Puis dans l’ordre, les I.R. de Hall, Room, Plate, Early et Special, et pour terminer par toutes les réverbes réactivées, puis toutes les réverbes plus modules.
Pour finir, ce qui fait aussi tout l’intérêt d’un moteur à convolution et a fortiori de cinq : il s’agit bien entendu de la possibilité d’y importer des réponses impulsionnelles autres que celles correspondant à des espaces ou matériels reproduisant des espaces. En clair, n’importe quel fichier audio.
Voici donc deux exemples de sonorités obtenues en important différentes sources sonores et en les mélangeant des I.R. de réverbes du logiciel, afin de traiter des sons a priori anodins.
Le premier exemple :
Ce type de son peut immédiatement être importé dans un échantillonneur, avec une simple activation d’un LPF pour en faire une nappe personnalisée (ici dans l’exs24, LPF 24 dB/oct.)…
La source de départ (celle envoyée dans la REmatrix) étant ceci :
Ou encore faire ceci (la dernière note ne subissant aucun trafic, elle est simplement maintenue, et il s’agit de sa lecture normale jusqu’à la fin du fichier résultant du traitement via REmatrix et ayant servi à construire l’instrument) :
Source envoyée dans la REmatrix :
Bilan
Pour reprendre une artiste rare actuellement en concert à Londres : Wow ! Faisons court : d’un point de vue sonore, REmatrix est à la hauteur des réverbes logicielles haut de gamme actuellement disponibles. D’un point de vue possibilités, on est au-dessus de la majorité de ce qui se pratique actuellement, en réussissant à « casser » le côté statique de la convolution. D’un point de vue réalisation, c’est presque un sans-faute : d’abord la consommation CPU, étonnante par sa discrétion vu le nombre de traitements. Ensuite, l’ergonomie, l’affichage facilitant la compréhension (très pédagogique), les petites astuces (un clic+Maj pour bouger tous les faders simultanément, etc.) sont idéales. Le fait de n’avoir aucune coupure audio pendant les modifications est aussi un véritable plus, aucune distraction pendant le travail…

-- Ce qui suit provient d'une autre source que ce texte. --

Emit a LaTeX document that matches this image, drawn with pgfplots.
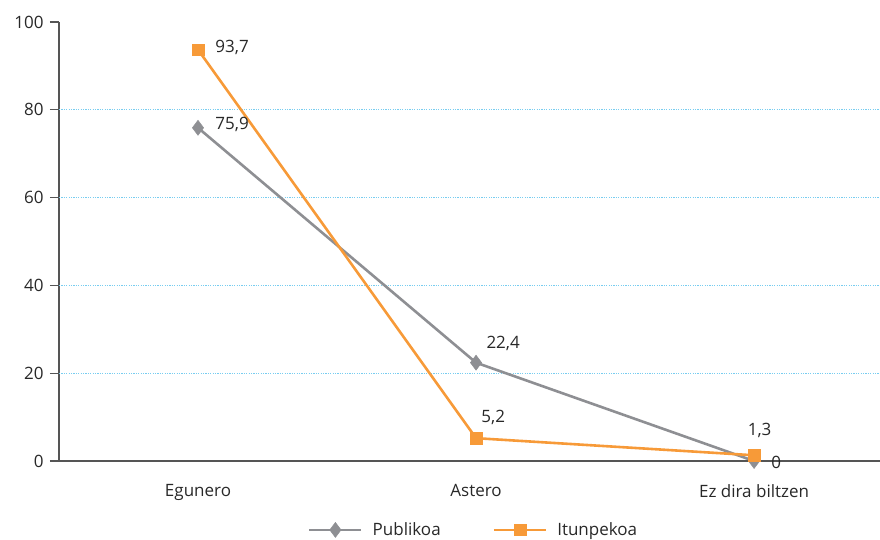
\documentclass[border=0pt]{standalone}
\usepackage{pgfplots}
\pgfplotsset{compat=1.18}
\usepackage{fontspec}
\setmainfont{Open Sans}
\definecolor{gline}{RGB}{142,143,147}
\definecolor{oline}{RGB}{247,154,56}
\definecolor{skyc}{RGB}{120,205,240}
\definecolor{axc}{RGB}{85,85,85}
\definecolor{txt}{RGB}{40,40,40}
\begin{document}
\begin{tikzpicture}[font=\fontsize{17bp}{20bp}\selectfont]
\useasboundingbox (-59bp,-79bp) rectangle (821bp,461bp);
\begin{axis}[
  at={(0,0)}, anchor=south west,
  scale only axis, width=821bp, height=439bp,
  xmin=-0.5, xmax=2.453, ymin=0, ymax=100,
  axis x line=bottom, axis y line=left,
  axis line style={-, draw=axc, line width=1.2bp},
  xtick={0,1,2}, xticklabels={Egunero,Astero,Ez dira biltzen},
  x tick label style={yshift=-11bp, text=txt},
  major x tick style={draw=none},
  extra x ticks={-0.5,0.5,1.5}, extra x tick labels={},
  extra x tick style={major tick length=9bp, tick align=outside, tick style={draw=axc, line width=1.2bp}},
  ytick={0,20,40,60,80,100},
  y tick label style={text=txt, xshift=-3bp},
  major y tick style={draw=axc, line width=1.2bp},
  major tick length=9bp, tick align=outside,
  /pgf/number format/assume math mode=true,
  legend style={at={(0.505,-0.157)}, anchor=center, draw=none, fill=none,
    legend columns=2,
    /tikz/every odd column/.append style={column sep=8bp},
    /tikz/every even column/.append style={column sep=50bp},
    text=txt},
  legend image code/.code={
    \draw[#1, mark repeat=2, mark phase=2] plot coordinates {(0bp,0bp) (26bp,0bp) (52bp,0bp)};
  },
  clip=false,
]
\draw[skyc, line width=1.2bp, dash pattern=on 1.2bp off 1.2bp] (axis cs:-0.5,20) -- (axis cs:2.453,20);
\draw[skyc, line width=1.2bp, dash pattern=on 1.2bp off 1.2bp] (axis cs:-0.5,40) -- (axis cs:2.453,40);
\draw[skyc, line width=1.2bp, dash pattern=on 1.2bp off 1.2bp] (axis cs:-0.5,60) -- (axis cs:2.453,60);
\draw[skyc, line width=1.2bp, dash pattern=on 1.2bp off 1.2bp] (axis cs:-0.5,80) -- (axis cs:2.453,80);
\addplot[gline, line width=2.6bp, mark=diamond*, mark size=7.5bp, mark options={fill=gline, draw=gline, line width=0.5bp}]
  coordinates {(0,75.9) (1,22.4) (2,0)};
\addlegendentry{Publikoa}
\addplot[oline, line width=2.6bp, mark=square*, mark size=5.8bp, mark options={fill=oline, draw=oline, line width=0.5bp}]
  coordinates {(0,93.7) (1,5.2) (2,1.3)};
\addlegendentry{Itunpekoa}
\node[anchor=west, text=txt] at (axis cs:0.05,76.6) {75,9};
\node[anchor=west, text=txt] at (axis cs:0.05,94.3) {93,7};
\node[anchor=west, text=txt] at (axis cs:1.025,26.7) {22,4};
\node[anchor=center, text=txt] at (axis cs:1.062,9.9) {5,2};
\node[anchor=center, text=txt] at (axis cs:2.02,7.0) {1,3};
\node[anchor=west, text=txt] at (axis cs:2.05,-0.3) {0};
\end{axis}
\end{tikzpicture}
\end{document}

Quelques reproches quand même (chouette, des updates possibles…) : devant le nombre de paramètres, on regrette de ne pas disposer de LFO ou d’enveloppes de modulation (même si tout peut être automatisé via l’hôte). Et l’on aurait aimé pouvoir insérer les modules à sa guise, après l’une ou l’autre I.R., bref disposer de plus de modularité. Mais il ne faut pas bouder son plaisir, l’outil, par son concept, apporte un bain de fraîcheur dans le monde de la réverbe, et par sa réalisation et sa qualité de son, une solution à sérieusement envisager si l’on compte investir dans un processeur de réverbération. Son prix ne devrait pas arrêter si l’on prend en compte d’abord la qualité du logiciel (critère fondamental), et ensuite les quatre autorisations possibles. REmatrix mérite pleinement son Award Valeur Sûre.